Mi chiedo che effetto può fare la visione di Todo modo a un giovane di oggi, cresciuto in anni senza più sinistra e perfino senza più Dc. Tra i meriti del film c’è quello di un Mastroianni in un ruolo molto diverso dai soliti, bravissimo e durissimo, e di una musica morriconiana per una volta non invadente, quasi casta. Tra i demeriti io metto un’interpretazione di Volonté più untuosa e caricata del necessario e una scenografia esasperata. Sta per uscire un libro su Petri curato da Alfredo Rossi che contiene molte testimonianze sul regista compresa la mia, che a Petri ho voluto bene anche quando non ero d’accordo con lui, come lui a me.

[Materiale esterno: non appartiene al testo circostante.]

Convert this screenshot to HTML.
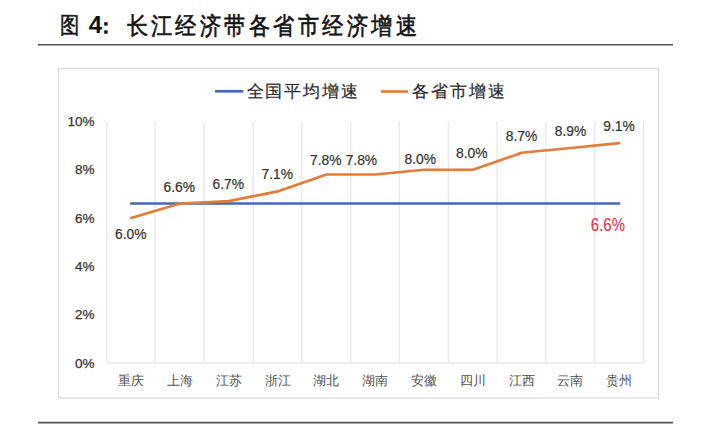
<!DOCTYPE html>
<html><head><meta charset="utf-8">
<style>
html,body{margin:0;padding:0;background:#fff;width:708px;height:438px;overflow:hidden;}
svg{display:block;position:absolute;left:0;top:0;}
.t{font-family:"Liberation Serif",serif;}
.s{font-family:"Liberation Sans",sans-serif;}
</style></head>
<body>
<svg width="708" height="438" viewBox="0 0 708 438">
<!-- title -->
<text x="60.5" y="32.7" font-size="24" fill="#111" stroke="#111" stroke-width="0.5" class="t" transform="translate(60.5,33.6) scale(0.8,0.95) translate(-60.5,-33.6)">图</text>
<text x="88.7" y="33.2" font-size="24" fill="#111" class="s" font-weight="bold">4</text>
<rect x="104.2" y="22.2" width="3.4" height="3.4" fill="#111"/><rect x="104.2" y="30.3" width="3.4" height="3.4" fill="#111"/>
<text x="0" y="33.6" font-size="24" fill="#111" stroke="#111" stroke-width="0.6" class="t" letter-spacing="3.4" transform="translate(126.5,0) scale(0.88,1)">长江经济带各省市经济增速</text>
<line x1="38" y1="44.7" x2="673" y2="44.7" stroke="#555" stroke-width="1.6"/>
<line x1="38" y1="422.6" x2="673" y2="422.6" stroke="#555" stroke-width="1.6"/>
<!-- chart box -->
<rect x="58.5" y="68.5" width="600" height="329.5" fill="#fff" stroke="#d9d9d9" stroke-width="1.2"/>
<line x1="542" y1="398" x2="656" y2="398" stroke="#ececec" stroke-width="1.4"/>
<!-- gridlines -->
<g stroke="#e8e8e8" stroke-width="1.3">
<line x1="106.8" y1="122" x2="106.8" y2="363"/>
<line x1="155.0" y1="122" x2="155.0" y2="363"/>
<line x1="203.9" y1="122" x2="203.9" y2="363"/>
<line x1="253.2" y1="122" x2="253.2" y2="363"/>
<line x1="301.8" y1="122" x2="301.8" y2="363"/>
<line x1="350.8" y1="122" x2="350.8" y2="363"/>
<line x1="399.4" y1="122" x2="399.4" y2="363"/>
<line x1="448.4" y1="122" x2="448.4" y2="363"/>
<line x1="497.1" y1="122" x2="497.1" y2="363"/>
<line x1="545.8" y1="122" x2="545.8" y2="363"/>
<line x1="594.7" y1="122" x2="594.7" y2="363"/>
<line x1="643.6" y1="122" x2="643.6" y2="363"/>
<line x1="106.8" y1="363" x2="643.6" y2="363"/>
</g>
<!-- y axis labels -->
<g class="s" font-size="13.5" fill="#333" stroke="#333" stroke-width="0.25" text-anchor="end">
<text x="94.5" y="126">10%</text>
<text x="94.5" y="174">8%</text>
<text x="94.5" y="222.5">6%</text>
<text x="94.5" y="270.5">4%</text>
<text x="94.5" y="319">2%</text>
<text x="94.5" y="367.5">0%</text>
</g>
<!-- lines -->
<polyline fill="none" stroke="#4468b6" stroke-width="2.6" stroke-linecap="round" points="131.2,203.5 619.2,203.5"/>
<polyline fill="none" stroke="#e47b38" stroke-width="2.6" stroke-linecap="round" stroke-linejoin="round" points="131.2,218.0 180.0,203.5 228.8,201.1 277.6,191.4 326.4,174.5 375.2,174.5 424.0,169.7 472.8,169.7 521.6,152.8 570.4,148.0 619.2,143.1"/>
<!-- data labels -->
<g class="s" font-size="13.8" fill="#333" stroke="#333" stroke-width="0.2" text-anchor="middle">
<text x="130.8" y="239.2">6.0%</text>
<text x="179.2" y="191.8">6.6%</text>
<text x="228.2" y="189.2">6.7%</text>
<text x="277.2" y="179">7.1%</text>
<text x="325.7" y="164.7">7.8%</text>
<text x="361.4" y="164.7">7.8%</text>
<text x="420.3" y="163.9">8.0%</text>
<text x="471.8" y="158">8.0%</text>
<text x="521.5" y="141">8.7%</text>
<text x="570.5" y="135.7">8.9%</text>
<text x="619.1" y="131.2">9.1%</text>
</g>
<text x="0" y="0" class="s" font-size="15" fill="#da2c40" text-anchor="middle" transform="translate(607.9,230.5) scale(1,1.2)">6.6%</text>
<!-- legend -->
<line x1="215" y1="91.3" x2="243.4" y2="91.3" stroke="#4468b6" stroke-width="2.6"/>
<text x="246.5" y="97.2" class="t" font-size="17" fill="#2a2a2a" stroke="#2a2a2a" stroke-width="0.2" letter-spacing="1.86">全国平均增速</text>
<line x1="380.8" y1="91.5" x2="408" y2="91.5" stroke="#e47b38" stroke-width="2.6"/>
<text x="412.2" y="97.2" class="t" font-size="17" fill="#2a2a2a" stroke="#2a2a2a" stroke-width="0.2" letter-spacing="1.86">各省市增速</text>
<!-- category labels -->
<g class="t" font-size="13" fill="#505050" text-anchor="middle">
<text x="131.2" y="384.8">重庆</text>
<text x="180" y="384.8">上海</text>
<text x="228.8" y="384.8">江苏</text>
<text x="277.6" y="384.8">浙江</text>
<text x="326.4" y="384.8">湖北</text>
<text x="375.2" y="384.8">湖南</text>
<text x="424" y="384.8">安徽</text>
<text x="472.8" y="384.8">四川</text>
<text x="521.6" y="384.8">江西</text>
<text x="570.4" y="384.8">云南</text>
<text x="619.2" y="384.8">贵州</text>
</g>
</svg>
</body></html>
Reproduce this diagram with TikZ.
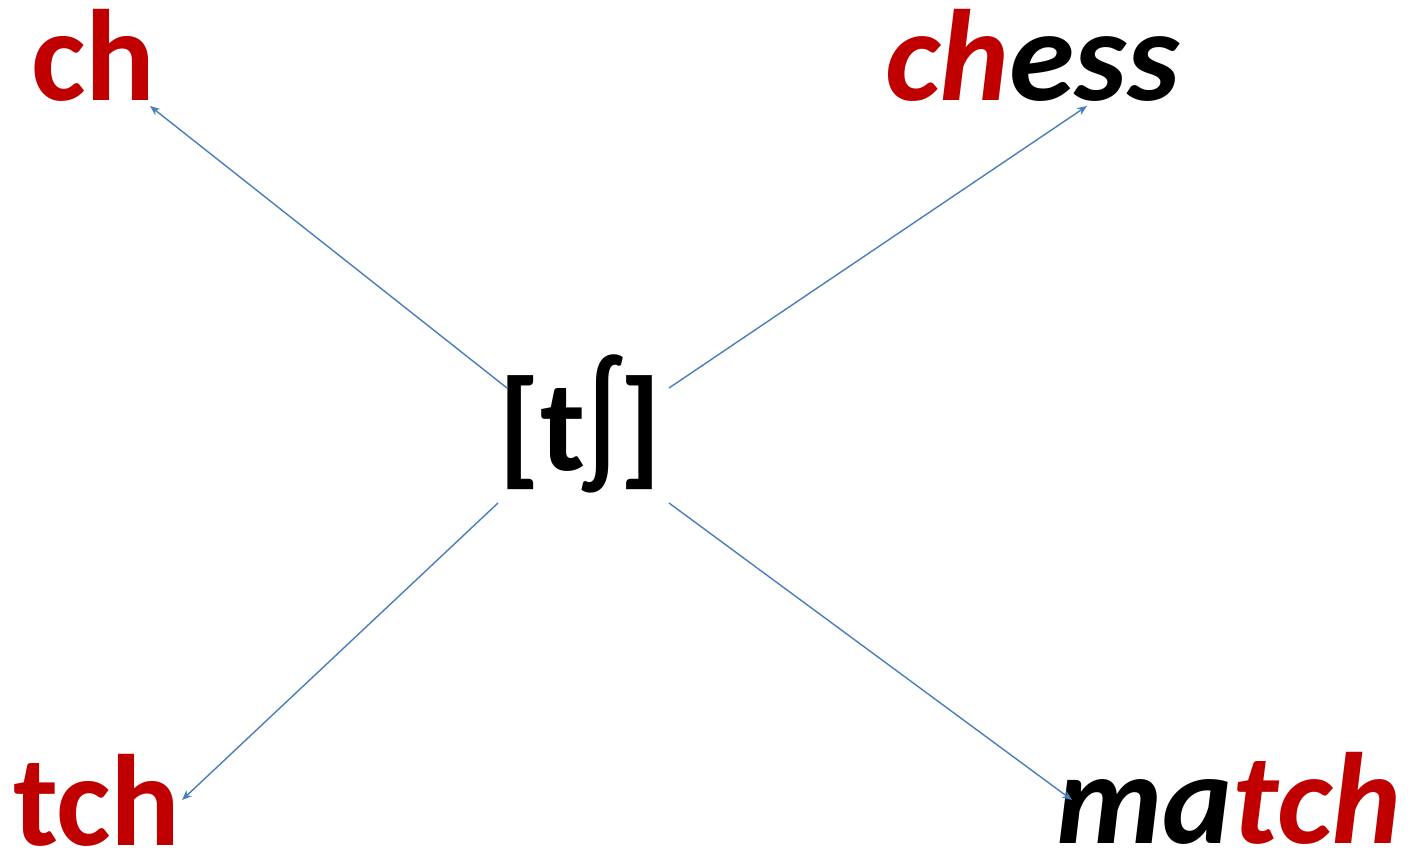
\documentclass[tikz,border=0pt]{standalone}
\usepackage{fontspec}
\setmainfont{Carlito}
\usetikzlibrary{arrows.meta}
\definecolor{darkred}{HTML}{C00000}
\definecolor{arrowblue}{HTML}{4A7EBB}
\begin{document}
\begin{tikzpicture}[x=1pt,y=-1pt,
  word/.style={inner sep=0pt, anchor=base west, font=\fontsize{130}{130}\selectfont\bfseries},
  iword/.style={word, font=\fontsize{130}{130}\selectfont\bfseries\itshape},
  conn/.style={draw=arrowblue, line width=1.4pt, -{Stealth[length=10pt,width=8pt]}}]
\useasboundingbox (0,0) rectangle (1422,855);
\node[word, text=darkred] (ch) at (31,100) {ch};
\node[iword] (chess) at (885,100) {\scalebox{1.02}[1]{\textcolor{darkred}{ch}ess}};
\node[word, text=darkred] (tch) at (13,845) {tch};
\node[iword] (match) at (1056,843) {\scalebox{1.02}[1]{ma\textcolor{darkred}{tch}}};
\node[inner sep=0pt, anchor=base, font=\fontsize{130}{130}\selectfont\bfseries] (c) at (580,470)
  {[t{\mdseries\raisebox{5pt}{\scalebox{1.1}[1.25]{ʃ}}}]};
\draw[conn] ([shift={(-73,-82)}]c.base) -- ([shift={(119,6)}]ch.base west);
\draw[conn] ([shift={(89,-82)}]c.base) -- ([shift={(202,6)}]chess.base west);
\draw[conn] ([shift={(-82,33)}]c.base) -- ([shift={(169,-45)}]tch.base west);
\draw[conn] ([shift={(89,33)}]c.base) -- ([shift={(16,-43)}]match.base west);
\end{tikzpicture}
\end{document}
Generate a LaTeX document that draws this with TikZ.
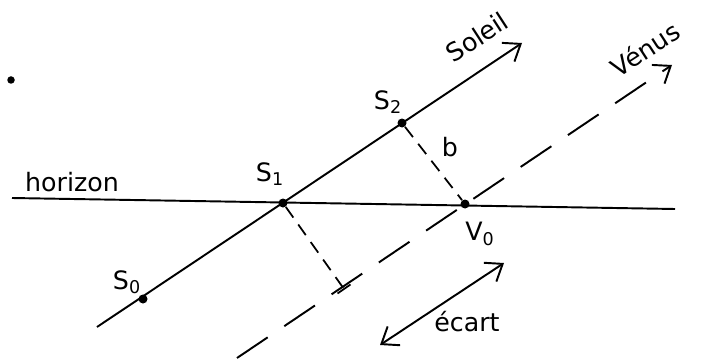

Da:  http://www.internazionale.it/opinione/goffredo-fofi/2015/06/25/todo-modo-petri-recensione

*****

P.S. :
Pasolini non potè vedere il film di Elio Petri, uscito esattamente un anno dopo la sua morte.
 Ma il libro dell’amico siciliano, da cui venne tratto il film,  l’aveva ben letto e recensito, considerandolo “destinato a entrare nella storia letteraria del 900 come uno dei migliori libri di Sciascia” e  riconoscendo in esso “una sottile metafora degli ultimi trent’anni di potere democristiano, fascista e mafioso”.   (Tempo, 24 gennaio 1975)
Sciascia, che difese il film dalle accuse di faziosità, non aveva alcun dubbio. Sarebbe piaciuto molto a Pasolini:
“Todo modo è un film pasoliniano, nel senso che il processo che Pasolini voleva e non poté intentare alla classe dirigente democristiana oggi è Petri a farlo. Ed è un processo che suona come un’esecuzione… Non esiste una Democrazia Cristiana migliore che si distingua da quella peggiore, un Moro che si distingua in meglio rispetto a un Fanfani. Esiste una sola Democrazia Cristiana con la quale il popolo italiano deve decidersi a fare definitivamente e radicalmente i conti”.